Print exactly the lines from the first one down to the line containing "plt.rcParams['font.family'] = ['Lato', 'DejaVu", both ends included, with no pictures and nothing else.

-------------------------

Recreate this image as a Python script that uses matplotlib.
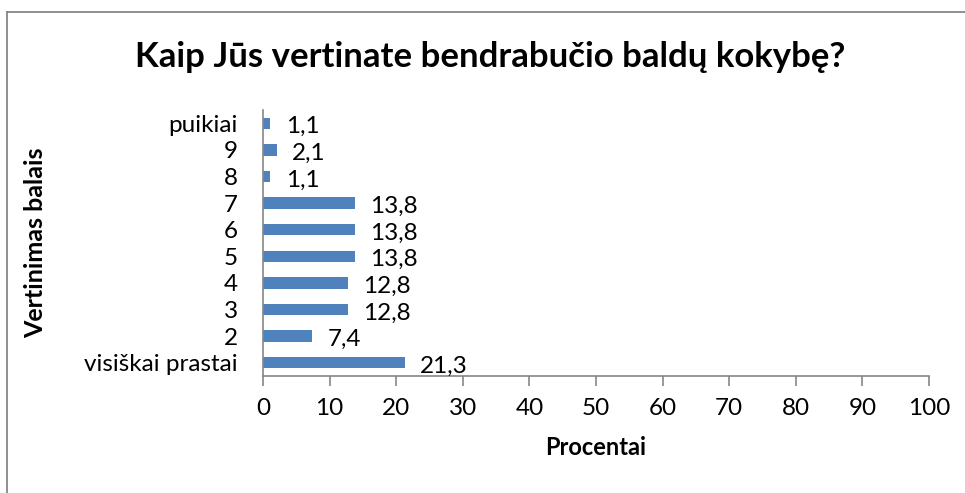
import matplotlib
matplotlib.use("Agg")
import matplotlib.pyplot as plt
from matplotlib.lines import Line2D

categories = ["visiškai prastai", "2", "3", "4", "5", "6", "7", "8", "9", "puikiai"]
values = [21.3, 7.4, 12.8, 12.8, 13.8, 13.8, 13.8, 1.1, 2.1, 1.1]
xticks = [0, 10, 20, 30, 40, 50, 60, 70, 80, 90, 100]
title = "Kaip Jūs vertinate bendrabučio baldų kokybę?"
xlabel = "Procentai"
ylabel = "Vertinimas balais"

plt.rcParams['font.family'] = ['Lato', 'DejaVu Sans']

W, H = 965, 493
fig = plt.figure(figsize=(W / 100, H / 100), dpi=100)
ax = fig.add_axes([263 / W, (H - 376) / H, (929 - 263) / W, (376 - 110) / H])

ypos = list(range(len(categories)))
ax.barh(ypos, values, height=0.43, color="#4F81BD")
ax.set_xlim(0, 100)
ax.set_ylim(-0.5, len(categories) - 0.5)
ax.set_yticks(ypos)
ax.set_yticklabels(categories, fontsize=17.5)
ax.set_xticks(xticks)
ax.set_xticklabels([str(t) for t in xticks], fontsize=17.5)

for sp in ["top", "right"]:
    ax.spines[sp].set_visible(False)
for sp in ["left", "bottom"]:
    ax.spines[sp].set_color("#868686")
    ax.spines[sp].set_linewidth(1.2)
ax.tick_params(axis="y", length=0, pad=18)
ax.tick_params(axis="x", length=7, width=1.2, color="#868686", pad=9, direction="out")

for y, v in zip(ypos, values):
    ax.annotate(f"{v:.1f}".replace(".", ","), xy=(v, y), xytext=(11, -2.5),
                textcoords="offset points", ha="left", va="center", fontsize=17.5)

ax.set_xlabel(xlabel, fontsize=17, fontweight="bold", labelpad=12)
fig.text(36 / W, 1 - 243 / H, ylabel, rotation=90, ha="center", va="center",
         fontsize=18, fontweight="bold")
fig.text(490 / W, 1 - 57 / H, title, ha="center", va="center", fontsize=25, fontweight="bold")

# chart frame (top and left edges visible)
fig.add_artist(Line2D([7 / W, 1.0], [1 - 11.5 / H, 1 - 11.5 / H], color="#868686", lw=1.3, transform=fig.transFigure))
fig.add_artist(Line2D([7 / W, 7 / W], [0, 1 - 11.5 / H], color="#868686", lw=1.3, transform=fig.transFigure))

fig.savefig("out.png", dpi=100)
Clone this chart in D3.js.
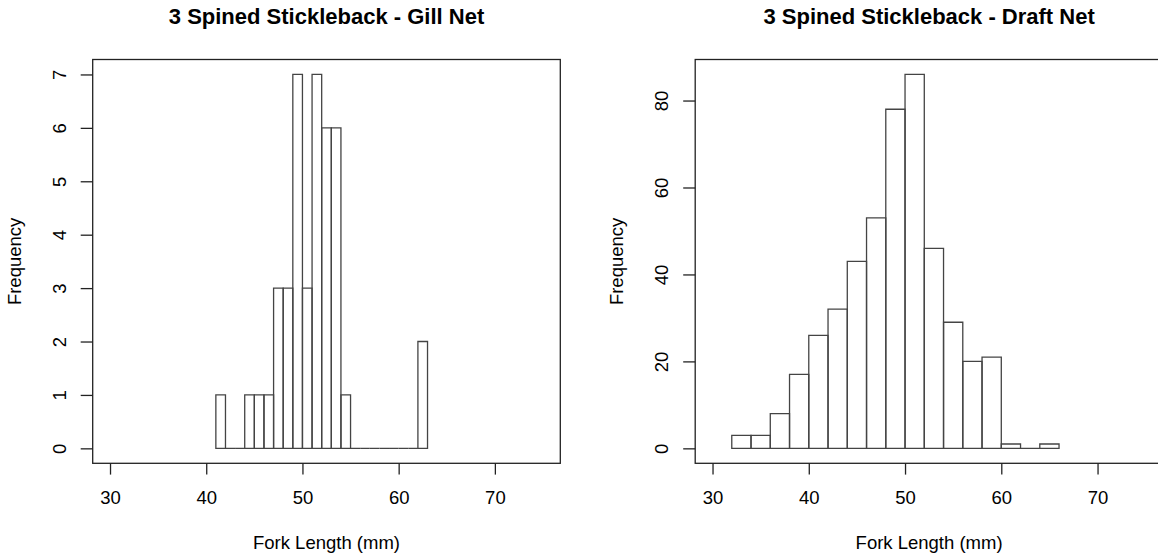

-------------------------

PROBLEM SOLUTION =>
Recreate this image as a Python script that uses matplotlib.
import matplotlib
matplotlib.use("Agg")
import matplotlib.pyplot as plt
from matplotlib.lines import Line2D

categories = ["visiškai prastai", "2", "3", "4", "5", "6", "7", "8", "9", "puikiai"]
values = [21.3, 7.4, 12.8, 12.8, 13.8, 13.8, 13.8, 1.1, 2.1, 1.1]
xticks = [0, 10, 20, 30, 40, 50, 60, 70, 80, 90, 100]
title = "Kaip Jūs vertinate bendrabučio baldų kokybę?"
xlabel = "Procentai"
ylabel = "Vertinimas balais"

plt.rcParams['font.family'] = ['Lato', 'DejaVu Sans']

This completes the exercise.